- [Supplied records]
-- START --
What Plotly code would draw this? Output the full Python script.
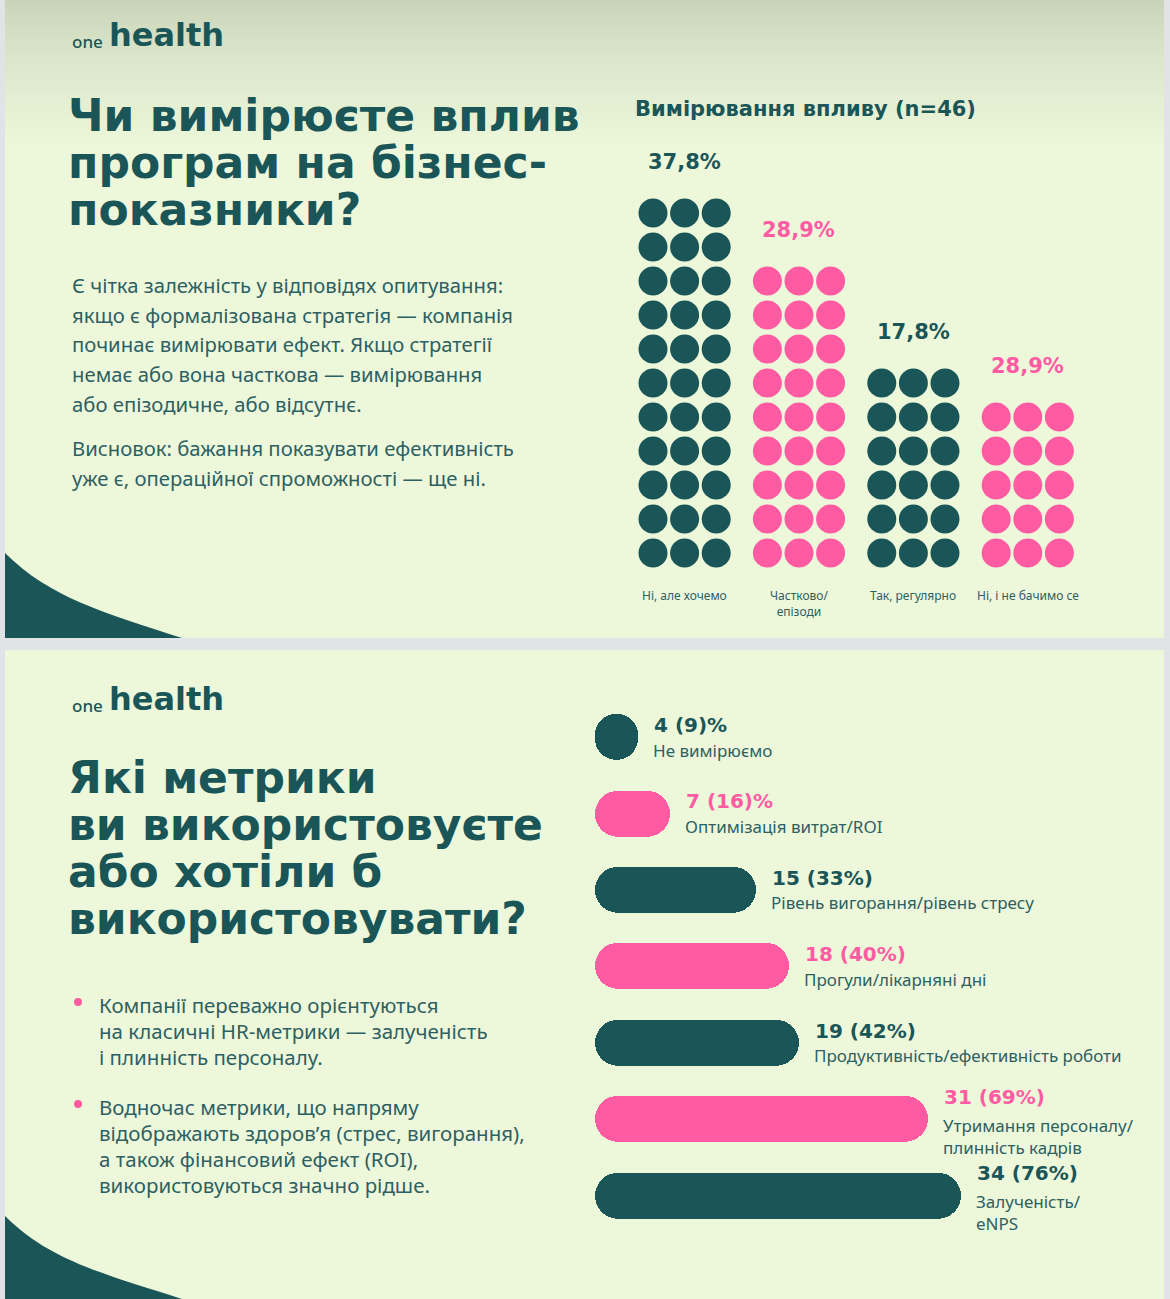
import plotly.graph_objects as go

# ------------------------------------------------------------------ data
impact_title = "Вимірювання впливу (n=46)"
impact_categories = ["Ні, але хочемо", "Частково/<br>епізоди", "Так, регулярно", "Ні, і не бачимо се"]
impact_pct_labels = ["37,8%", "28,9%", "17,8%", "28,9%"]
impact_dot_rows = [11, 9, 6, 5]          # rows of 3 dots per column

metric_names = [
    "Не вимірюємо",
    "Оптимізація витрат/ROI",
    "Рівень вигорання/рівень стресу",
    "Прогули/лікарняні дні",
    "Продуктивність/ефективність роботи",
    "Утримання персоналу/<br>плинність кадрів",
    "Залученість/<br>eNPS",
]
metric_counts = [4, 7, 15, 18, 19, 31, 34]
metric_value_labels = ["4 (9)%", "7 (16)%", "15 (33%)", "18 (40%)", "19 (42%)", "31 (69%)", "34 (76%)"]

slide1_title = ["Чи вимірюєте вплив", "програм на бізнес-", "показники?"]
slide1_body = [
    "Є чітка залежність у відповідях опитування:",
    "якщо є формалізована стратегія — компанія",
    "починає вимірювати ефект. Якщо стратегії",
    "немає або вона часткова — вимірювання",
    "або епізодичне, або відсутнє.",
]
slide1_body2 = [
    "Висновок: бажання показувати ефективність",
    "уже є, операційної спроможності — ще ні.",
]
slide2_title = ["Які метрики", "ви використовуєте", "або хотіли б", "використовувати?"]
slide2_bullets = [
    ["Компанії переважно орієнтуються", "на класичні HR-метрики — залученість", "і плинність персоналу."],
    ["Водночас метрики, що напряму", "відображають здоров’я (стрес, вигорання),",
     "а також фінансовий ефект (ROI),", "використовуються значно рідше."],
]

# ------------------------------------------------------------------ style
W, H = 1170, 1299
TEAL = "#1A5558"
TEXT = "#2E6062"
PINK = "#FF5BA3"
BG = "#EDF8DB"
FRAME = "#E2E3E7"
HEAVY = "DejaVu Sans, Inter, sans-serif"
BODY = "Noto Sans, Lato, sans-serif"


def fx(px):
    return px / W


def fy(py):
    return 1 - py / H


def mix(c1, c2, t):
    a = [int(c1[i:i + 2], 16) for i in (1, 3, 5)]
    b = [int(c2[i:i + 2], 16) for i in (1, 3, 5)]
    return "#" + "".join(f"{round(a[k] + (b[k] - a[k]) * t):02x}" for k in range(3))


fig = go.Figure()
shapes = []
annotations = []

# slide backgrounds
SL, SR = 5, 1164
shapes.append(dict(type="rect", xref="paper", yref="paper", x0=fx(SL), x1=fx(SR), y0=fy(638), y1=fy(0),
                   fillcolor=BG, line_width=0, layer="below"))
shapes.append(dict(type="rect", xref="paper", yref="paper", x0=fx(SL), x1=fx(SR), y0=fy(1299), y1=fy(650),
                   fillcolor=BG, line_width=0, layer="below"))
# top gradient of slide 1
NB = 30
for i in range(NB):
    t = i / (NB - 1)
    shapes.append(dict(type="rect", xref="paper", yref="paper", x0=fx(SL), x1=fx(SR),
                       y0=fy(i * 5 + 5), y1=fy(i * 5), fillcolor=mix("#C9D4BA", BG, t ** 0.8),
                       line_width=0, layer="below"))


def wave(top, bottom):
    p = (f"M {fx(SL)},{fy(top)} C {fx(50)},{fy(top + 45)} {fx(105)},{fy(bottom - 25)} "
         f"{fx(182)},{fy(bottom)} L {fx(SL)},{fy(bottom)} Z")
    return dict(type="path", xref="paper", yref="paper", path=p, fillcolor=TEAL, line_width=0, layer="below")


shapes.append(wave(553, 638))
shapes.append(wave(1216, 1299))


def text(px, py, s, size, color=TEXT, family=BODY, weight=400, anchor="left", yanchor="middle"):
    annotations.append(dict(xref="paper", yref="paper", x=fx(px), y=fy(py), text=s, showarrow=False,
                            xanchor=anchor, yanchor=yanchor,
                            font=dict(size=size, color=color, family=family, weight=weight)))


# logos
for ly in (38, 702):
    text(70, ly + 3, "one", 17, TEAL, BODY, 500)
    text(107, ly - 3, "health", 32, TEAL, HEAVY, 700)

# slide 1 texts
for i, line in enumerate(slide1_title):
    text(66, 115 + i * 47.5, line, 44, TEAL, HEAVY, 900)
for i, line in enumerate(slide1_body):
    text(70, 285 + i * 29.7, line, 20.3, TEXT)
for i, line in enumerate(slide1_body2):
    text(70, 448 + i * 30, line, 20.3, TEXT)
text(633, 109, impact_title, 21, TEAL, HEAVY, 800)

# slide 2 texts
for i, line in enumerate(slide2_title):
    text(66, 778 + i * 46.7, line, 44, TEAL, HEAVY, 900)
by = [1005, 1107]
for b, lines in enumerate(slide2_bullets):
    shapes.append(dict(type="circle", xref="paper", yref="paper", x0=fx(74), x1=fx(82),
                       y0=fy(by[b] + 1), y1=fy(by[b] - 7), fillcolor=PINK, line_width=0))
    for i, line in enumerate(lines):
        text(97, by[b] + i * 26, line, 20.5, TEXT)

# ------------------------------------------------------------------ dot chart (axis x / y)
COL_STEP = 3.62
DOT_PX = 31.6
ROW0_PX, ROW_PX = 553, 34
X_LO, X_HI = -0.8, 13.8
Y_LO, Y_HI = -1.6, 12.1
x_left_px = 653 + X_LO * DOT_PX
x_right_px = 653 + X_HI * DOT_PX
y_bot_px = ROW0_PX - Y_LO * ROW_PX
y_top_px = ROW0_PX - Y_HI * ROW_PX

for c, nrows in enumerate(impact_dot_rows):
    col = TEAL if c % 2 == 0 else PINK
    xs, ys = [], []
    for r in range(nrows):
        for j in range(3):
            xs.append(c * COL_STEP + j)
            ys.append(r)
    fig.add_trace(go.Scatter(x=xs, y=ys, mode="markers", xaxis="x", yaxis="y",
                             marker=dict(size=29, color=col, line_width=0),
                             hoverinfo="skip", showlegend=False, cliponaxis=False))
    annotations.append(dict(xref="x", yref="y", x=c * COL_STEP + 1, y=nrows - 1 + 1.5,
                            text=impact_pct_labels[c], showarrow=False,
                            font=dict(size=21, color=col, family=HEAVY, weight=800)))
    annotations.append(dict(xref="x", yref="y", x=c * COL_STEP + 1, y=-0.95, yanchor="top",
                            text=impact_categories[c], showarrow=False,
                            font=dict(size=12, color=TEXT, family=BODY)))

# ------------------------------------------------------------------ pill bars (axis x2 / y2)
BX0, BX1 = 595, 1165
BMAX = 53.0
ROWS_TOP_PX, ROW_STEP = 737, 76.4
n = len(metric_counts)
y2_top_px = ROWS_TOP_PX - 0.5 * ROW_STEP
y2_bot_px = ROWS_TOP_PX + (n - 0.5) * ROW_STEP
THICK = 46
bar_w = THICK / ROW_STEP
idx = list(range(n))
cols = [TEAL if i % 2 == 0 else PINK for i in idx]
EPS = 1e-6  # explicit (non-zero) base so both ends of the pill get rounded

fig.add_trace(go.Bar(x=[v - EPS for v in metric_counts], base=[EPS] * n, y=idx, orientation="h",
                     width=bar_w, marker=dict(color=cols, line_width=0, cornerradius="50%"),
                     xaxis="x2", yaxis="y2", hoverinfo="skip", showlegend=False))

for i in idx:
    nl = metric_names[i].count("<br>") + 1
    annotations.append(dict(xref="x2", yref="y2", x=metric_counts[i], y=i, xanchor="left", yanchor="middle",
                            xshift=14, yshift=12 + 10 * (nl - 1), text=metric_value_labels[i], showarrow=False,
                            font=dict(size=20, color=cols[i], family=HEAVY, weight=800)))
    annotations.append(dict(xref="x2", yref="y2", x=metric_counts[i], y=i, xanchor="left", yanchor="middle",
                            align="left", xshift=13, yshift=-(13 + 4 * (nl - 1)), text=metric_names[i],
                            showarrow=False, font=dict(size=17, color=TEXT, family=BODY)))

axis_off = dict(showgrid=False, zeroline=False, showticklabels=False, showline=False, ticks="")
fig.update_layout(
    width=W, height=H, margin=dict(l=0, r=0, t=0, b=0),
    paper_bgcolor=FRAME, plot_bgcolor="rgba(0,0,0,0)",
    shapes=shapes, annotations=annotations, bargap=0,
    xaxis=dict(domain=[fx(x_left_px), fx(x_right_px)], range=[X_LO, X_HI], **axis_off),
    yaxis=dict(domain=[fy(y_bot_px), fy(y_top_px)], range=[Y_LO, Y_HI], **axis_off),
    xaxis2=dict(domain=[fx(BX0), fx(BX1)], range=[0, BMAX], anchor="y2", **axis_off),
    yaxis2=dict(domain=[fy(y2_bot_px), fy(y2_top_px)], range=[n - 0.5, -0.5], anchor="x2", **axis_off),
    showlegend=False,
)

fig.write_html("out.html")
-- END --
-- START --
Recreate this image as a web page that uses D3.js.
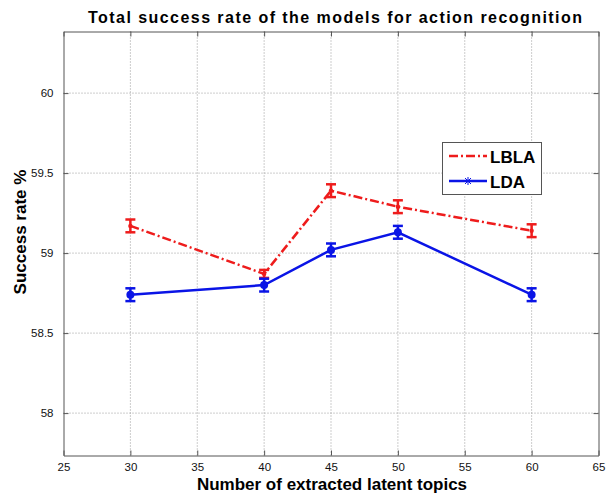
-- END --
- [Exercise details] In the listing above, find the line containing "What Plotly code" and the line containing "impact_dot_rows = [11, 9, 6, 5]". Reproduce those lines and all between them exactly, with no pictures and nothing more.

- [Answer to this task]
What Plotly code would draw this? Output the full Python script.
import plotly.graph_objects as go

# ------------------------------------------------------------------ data
impact_title = "Вимірювання впливу (n=46)"
impact_categories = ["Ні, але хочемо", "Частково/<br>епізоди", "Так, регулярно", "Ні, і не бачимо се"]
impact_pct_labels = ["37,8%", "28,9%", "17,8%", "28,9%"]
impact_dot_rows = [11, 9, 6, 5]          # rows of 3 dots per column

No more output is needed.